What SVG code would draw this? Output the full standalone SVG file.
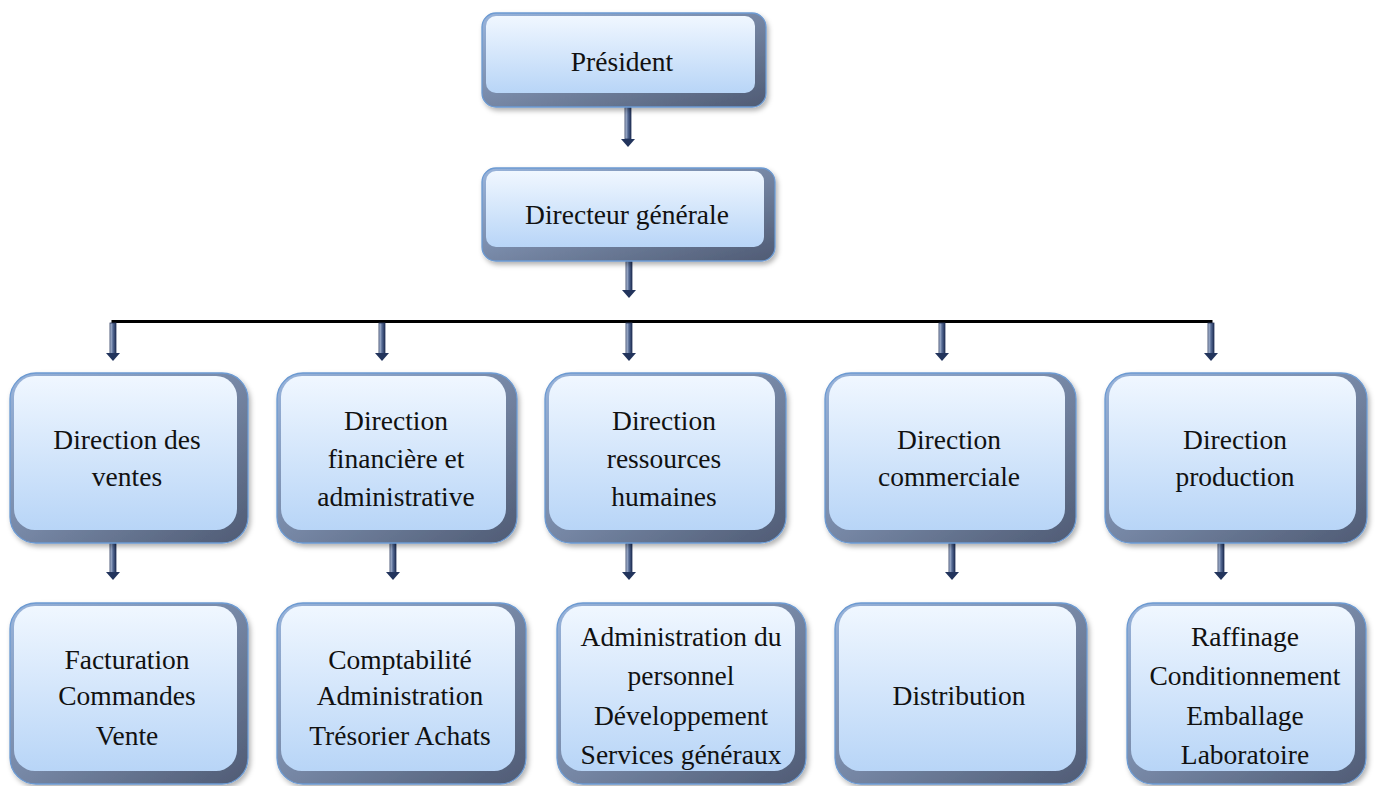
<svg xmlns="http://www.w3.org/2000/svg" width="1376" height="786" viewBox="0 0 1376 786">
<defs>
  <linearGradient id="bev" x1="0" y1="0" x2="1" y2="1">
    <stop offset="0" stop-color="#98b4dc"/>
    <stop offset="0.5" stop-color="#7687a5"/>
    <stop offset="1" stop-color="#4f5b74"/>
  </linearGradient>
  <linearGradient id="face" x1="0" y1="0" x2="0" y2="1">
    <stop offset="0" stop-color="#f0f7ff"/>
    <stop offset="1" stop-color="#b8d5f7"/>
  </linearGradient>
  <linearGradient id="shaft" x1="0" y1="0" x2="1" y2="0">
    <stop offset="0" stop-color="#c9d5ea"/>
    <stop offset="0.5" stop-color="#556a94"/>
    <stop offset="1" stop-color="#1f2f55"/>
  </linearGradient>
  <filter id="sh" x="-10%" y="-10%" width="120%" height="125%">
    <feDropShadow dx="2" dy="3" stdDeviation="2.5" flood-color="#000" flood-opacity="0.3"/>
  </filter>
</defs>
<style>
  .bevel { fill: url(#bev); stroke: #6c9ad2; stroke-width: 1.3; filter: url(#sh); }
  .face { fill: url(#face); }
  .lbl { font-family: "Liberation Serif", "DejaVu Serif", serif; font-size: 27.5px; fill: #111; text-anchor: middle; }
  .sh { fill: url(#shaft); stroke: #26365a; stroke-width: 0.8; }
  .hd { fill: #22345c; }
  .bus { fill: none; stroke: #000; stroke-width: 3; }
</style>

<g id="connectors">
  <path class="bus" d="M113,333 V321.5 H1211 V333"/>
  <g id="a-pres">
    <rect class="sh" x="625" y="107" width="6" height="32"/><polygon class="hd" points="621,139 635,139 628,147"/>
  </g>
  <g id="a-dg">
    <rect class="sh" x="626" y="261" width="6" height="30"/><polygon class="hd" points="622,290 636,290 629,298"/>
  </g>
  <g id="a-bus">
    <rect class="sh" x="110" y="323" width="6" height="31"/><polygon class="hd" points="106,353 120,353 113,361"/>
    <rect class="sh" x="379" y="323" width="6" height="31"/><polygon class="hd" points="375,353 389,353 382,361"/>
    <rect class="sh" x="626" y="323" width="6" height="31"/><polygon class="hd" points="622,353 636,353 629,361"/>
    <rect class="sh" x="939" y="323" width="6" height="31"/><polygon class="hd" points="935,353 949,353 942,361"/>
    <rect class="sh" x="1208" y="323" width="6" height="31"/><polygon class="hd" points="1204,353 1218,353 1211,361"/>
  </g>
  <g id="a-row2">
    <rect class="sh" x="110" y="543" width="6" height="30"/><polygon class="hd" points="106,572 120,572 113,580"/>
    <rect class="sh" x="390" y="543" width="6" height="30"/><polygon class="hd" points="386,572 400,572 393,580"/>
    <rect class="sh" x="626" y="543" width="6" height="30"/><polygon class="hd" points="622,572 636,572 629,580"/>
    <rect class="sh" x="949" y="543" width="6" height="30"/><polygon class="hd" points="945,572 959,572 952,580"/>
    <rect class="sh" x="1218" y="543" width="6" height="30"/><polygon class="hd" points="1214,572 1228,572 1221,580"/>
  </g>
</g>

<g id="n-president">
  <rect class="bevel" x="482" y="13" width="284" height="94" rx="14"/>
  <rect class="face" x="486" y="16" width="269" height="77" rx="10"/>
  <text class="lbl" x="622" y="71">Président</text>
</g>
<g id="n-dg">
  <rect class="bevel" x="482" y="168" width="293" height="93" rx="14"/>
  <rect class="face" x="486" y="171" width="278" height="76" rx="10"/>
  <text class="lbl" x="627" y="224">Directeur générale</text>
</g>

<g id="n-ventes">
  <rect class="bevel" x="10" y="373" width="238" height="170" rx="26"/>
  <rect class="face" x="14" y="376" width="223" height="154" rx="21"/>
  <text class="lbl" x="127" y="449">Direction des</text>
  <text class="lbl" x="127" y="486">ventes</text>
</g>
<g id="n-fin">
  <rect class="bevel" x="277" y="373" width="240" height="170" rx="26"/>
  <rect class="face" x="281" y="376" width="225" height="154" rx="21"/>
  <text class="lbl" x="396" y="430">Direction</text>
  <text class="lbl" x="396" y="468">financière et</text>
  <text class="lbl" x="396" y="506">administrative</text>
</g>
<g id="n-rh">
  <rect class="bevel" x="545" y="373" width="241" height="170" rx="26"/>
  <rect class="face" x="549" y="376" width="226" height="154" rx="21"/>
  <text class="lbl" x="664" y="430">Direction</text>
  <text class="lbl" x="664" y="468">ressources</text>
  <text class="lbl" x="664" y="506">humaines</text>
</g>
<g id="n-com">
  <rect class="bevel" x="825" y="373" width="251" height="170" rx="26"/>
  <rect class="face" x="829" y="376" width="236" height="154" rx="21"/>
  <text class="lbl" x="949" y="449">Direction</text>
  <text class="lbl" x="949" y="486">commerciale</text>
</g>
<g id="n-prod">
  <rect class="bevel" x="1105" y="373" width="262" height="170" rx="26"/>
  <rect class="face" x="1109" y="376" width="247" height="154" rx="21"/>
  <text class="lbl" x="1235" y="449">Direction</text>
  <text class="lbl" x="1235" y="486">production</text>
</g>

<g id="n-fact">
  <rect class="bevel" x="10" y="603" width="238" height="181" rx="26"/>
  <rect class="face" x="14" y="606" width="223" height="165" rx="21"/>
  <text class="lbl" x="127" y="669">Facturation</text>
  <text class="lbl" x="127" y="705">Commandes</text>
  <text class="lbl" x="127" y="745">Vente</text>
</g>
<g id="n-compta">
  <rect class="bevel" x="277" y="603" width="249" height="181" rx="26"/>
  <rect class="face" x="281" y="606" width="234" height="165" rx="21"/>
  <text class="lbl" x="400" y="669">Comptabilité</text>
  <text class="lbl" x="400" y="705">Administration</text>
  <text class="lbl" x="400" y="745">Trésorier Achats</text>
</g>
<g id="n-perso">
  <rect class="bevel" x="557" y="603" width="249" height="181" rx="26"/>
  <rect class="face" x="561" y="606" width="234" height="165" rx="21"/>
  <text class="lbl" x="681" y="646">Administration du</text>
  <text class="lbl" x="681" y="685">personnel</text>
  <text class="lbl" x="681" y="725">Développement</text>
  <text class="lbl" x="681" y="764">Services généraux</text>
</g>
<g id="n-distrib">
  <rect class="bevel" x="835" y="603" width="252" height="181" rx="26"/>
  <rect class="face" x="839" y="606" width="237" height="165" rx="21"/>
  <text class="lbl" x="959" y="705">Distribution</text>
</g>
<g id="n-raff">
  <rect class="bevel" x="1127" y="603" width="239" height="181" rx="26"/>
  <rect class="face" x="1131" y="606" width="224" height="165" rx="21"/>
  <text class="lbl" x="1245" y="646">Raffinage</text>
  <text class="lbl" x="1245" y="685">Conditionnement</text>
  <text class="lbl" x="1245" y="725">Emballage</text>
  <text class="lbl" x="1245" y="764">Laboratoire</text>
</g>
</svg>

__What needs to be done__
Leave out the pictures and give the listing above again exactly.

__Correct response__
What SVG code would draw this? Output the full standalone SVG file.
<svg xmlns="http://www.w3.org/2000/svg" width="1376" height="786" viewBox="0 0 1376 786">
<defs>
  <linearGradient id="bev" x1="0" y1="0" x2="1" y2="1">
    <stop offset="0" stop-color="#98b4dc"/>
    <stop offset="0.5" stop-color="#7687a5"/>
    <stop offset="1" stop-color="#4f5b74"/>
  </linearGradient>
  <linearGradient id="face" x1="0" y1="0" x2="0" y2="1">
    <stop offset="0" stop-color="#f0f7ff"/>
    <stop offset="1" stop-color="#b8d5f7"/>
  </linearGradient>
  <linearGradient id="shaft" x1="0" y1="0" x2="1" y2="0">
    <stop offset="0" stop-color="#c9d5ea"/>
    <stop offset="0.5" stop-color="#556a94"/>
    <stop offset="1" stop-color="#1f2f55"/>
  </linearGradient>
  <filter id="sh" x="-10%" y="-10%" width="120%" height="125%">
    <feDropShadow dx="2" dy="3" stdDeviation="2.5" flood-color="#000" flood-opacity="0.3"/>
  </filter>
</defs>
<style>
  .bevel { fill: url(#bev); stroke: #6c9ad2; stroke-width: 1.3; filter: url(#sh); }
  .face { fill: url(#face); }
  .lbl { font-family: "Liberation Serif", "DejaVu Serif", serif; font-size: 27.5px; fill: #111; text-anchor: middle; }
  .sh { fill: url(#shaft); stroke: #26365a; stroke-width: 0.8; }
  .hd { fill: #22345c; }
  .bus { fill: none; stroke: #000; stroke-width: 3; }
</style>

<g id="connectors">
  <path class="bus" d="M113,333 V321.5 H1211 V333"/>
  <g id="a-pres">
    <rect class="sh" x="625" y="107" width="6" height="32"/><polygon class="hd" points="621,139 635,139 628,147"/>
  </g>
  <g id="a-dg">
    <rect class="sh" x="626" y="261" width="6" height="30"/><polygon class="hd" points="622,290 636,290 629,298"/>
  </g>
  <g id="a-bus">
    <rect class="sh" x="110" y="323" width="6" height="31"/><polygon class="hd" points="106,353 120,353 113,361"/>
    <rect class="sh" x="379" y="323" width="6" height="31"/><polygon class="hd" points="375,353 389,353 382,361"/>
    <rect class="sh" x="626" y="323" width="6" height="31"/><polygon class="hd" points="622,353 636,353 629,361"/>
    <rect class="sh" x="939" y="323" width="6" height="31"/><polygon class="hd" points="935,353 949,353 942,361"/>
    <rect class="sh" x="1208" y="323" width="6" height="31"/><polygon class="hd" points="1204,353 1218,353 1211,361"/>
  </g>
  <g id="a-row2">
    <rect class="sh" x="110" y="543" width="6" height="30"/><polygon class="hd" points="106,572 120,572 113,580"/>
    <rect class="sh" x="390" y="543" width="6" height="30"/><polygon class="hd" points="386,572 400,572 393,580"/>
    <rect class="sh" x="626" y="543" width="6" height="30"/><polygon class="hd" points="622,572 636,572 629,580"/>
    <rect class="sh" x="949" y="543" width="6" height="30"/><polygon class="hd" points="945,572 959,572 952,580"/>
    <rect class="sh" x="1218" y="543" width="6" height="30"/><polygon class="hd" points="1214,572 1228,572 1221,580"/>
  </g>
</g>

<g id="n-president">
  <rect class="bevel" x="482" y="13" width="284" height="94" rx="14"/>
  <rect class="face" x="486" y="16" width="269" height="77" rx="10"/>
  <text class="lbl" x="622" y="71">Président</text>
</g>
<g id="n-dg">
  <rect class="bevel" x="482" y="168" width="293" height="93" rx="14"/>
  <rect class="face" x="486" y="171" width="278" height="76" rx="10"/>
  <text class="lbl" x="627" y="224">Directeur générale</text>
</g>

<g id="n-ventes">
  <rect class="bevel" x="10" y="373" width="238" height="170" rx="26"/>
  <rect class="face" x="14" y="376" width="223" height="154" rx="21"/>
  <text class="lbl" x="127" y="449">Direction des</text>
  <text class="lbl" x="127" y="486">ventes</text>
</g>
<g id="n-fin">
  <rect class="bevel" x="277" y="373" width="240" height="170" rx="26"/>
  <rect class="face" x="281" y="376" width="225" height="154" rx="21"/>
  <text class="lbl" x="396" y="430">Direction</text>
  <text class="lbl" x="396" y="468">financière et</text>
  <text class="lbl" x="396" y="506">administrative</text>
</g>
<g id="n-rh">
  <rect class="bevel" x="545" y="373" width="241" height="170" rx="26"/>
  <rect class="face" x="549" y="376" width="226" height="154" rx="21"/>
  <text class="lbl" x="664" y="430">Direction</text>
  <text class="lbl" x="664" y="468">ressources</text>
  <text class="lbl" x="664" y="506">humaines</text>
</g>
<g id="n-com">
  <rect class="bevel" x="825" y="373" width="251" height="170" rx="26"/>
  <rect class="face" x="829" y="376" width="236" height="154" rx="21"/>
  <text class="lbl" x="949" y="449">Direction</text>
  <text class="lbl" x="949" y="486">commerciale</text>
</g>
<g id="n-prod">
  <rect class="bevel" x="1105" y="373" width="262" height="170" rx="26"/>
  <rect class="face" x="1109" y="376" width="247" height="154" rx="21"/>
  <text class="lbl" x="1235" y="449">Direction</text>
  <text class="lbl" x="1235" y="486">production</text>
</g>

<g id="n-fact">
  <rect class="bevel" x="10" y="603" width="238" height="181" rx="26"/>
  <rect class="face" x="14" y="606" width="223" height="165" rx="21"/>
  <text class="lbl" x="127" y="669">Facturation</text>
  <text class="lbl" x="127" y="705">Commandes</text>
  <text class="lbl" x="127" y="745">Vente</text>
</g>
<g id="n-compta">
  <rect class="bevel" x="277" y="603" width="249" height="181" rx="26"/>
  <rect class="face" x="281" y="606" width="234" height="165" rx="21"/>
  <text class="lbl" x="400" y="669">Comptabilité</text>
  <text class="lbl" x="400" y="705">Administration</text>
  <text class="lbl" x="400" y="745">Trésorier Achats</text>
</g>
<g id="n-perso">
  <rect class="bevel" x="557" y="603" width="249" height="181" rx="26"/>
  <rect class="face" x="561" y="606" width="234" height="165" rx="21"/>
  <text class="lbl" x="681" y="646">Administration du</text>
  <text class="lbl" x="681" y="685">personnel</text>
  <text class="lbl" x="681" y="725">Développement</text>
  <text class="lbl" x="681" y="764">Services généraux</text>
</g>
<g id="n-distrib">
  <rect class="bevel" x="835" y="603" width="252" height="181" rx="26"/>
  <rect class="face" x="839" y="606" width="237" height="165" rx="21"/>
  <text class="lbl" x="959" y="705">Distribution</text>
</g>
<g id="n-raff">
  <rect class="bevel" x="1127" y="603" width="239" height="181" rx="26"/>
  <rect class="face" x="1131" y="606" width="224" height="165" rx="21"/>
  <text class="lbl" x="1245" y="646">Raffinage</text>
  <text class="lbl" x="1245" y="685">Conditionnement</text>
  <text class="lbl" x="1245" y="725">Emballage</text>
  <text class="lbl" x="1245" y="764">Laboratoire</text>
</g>
</svg>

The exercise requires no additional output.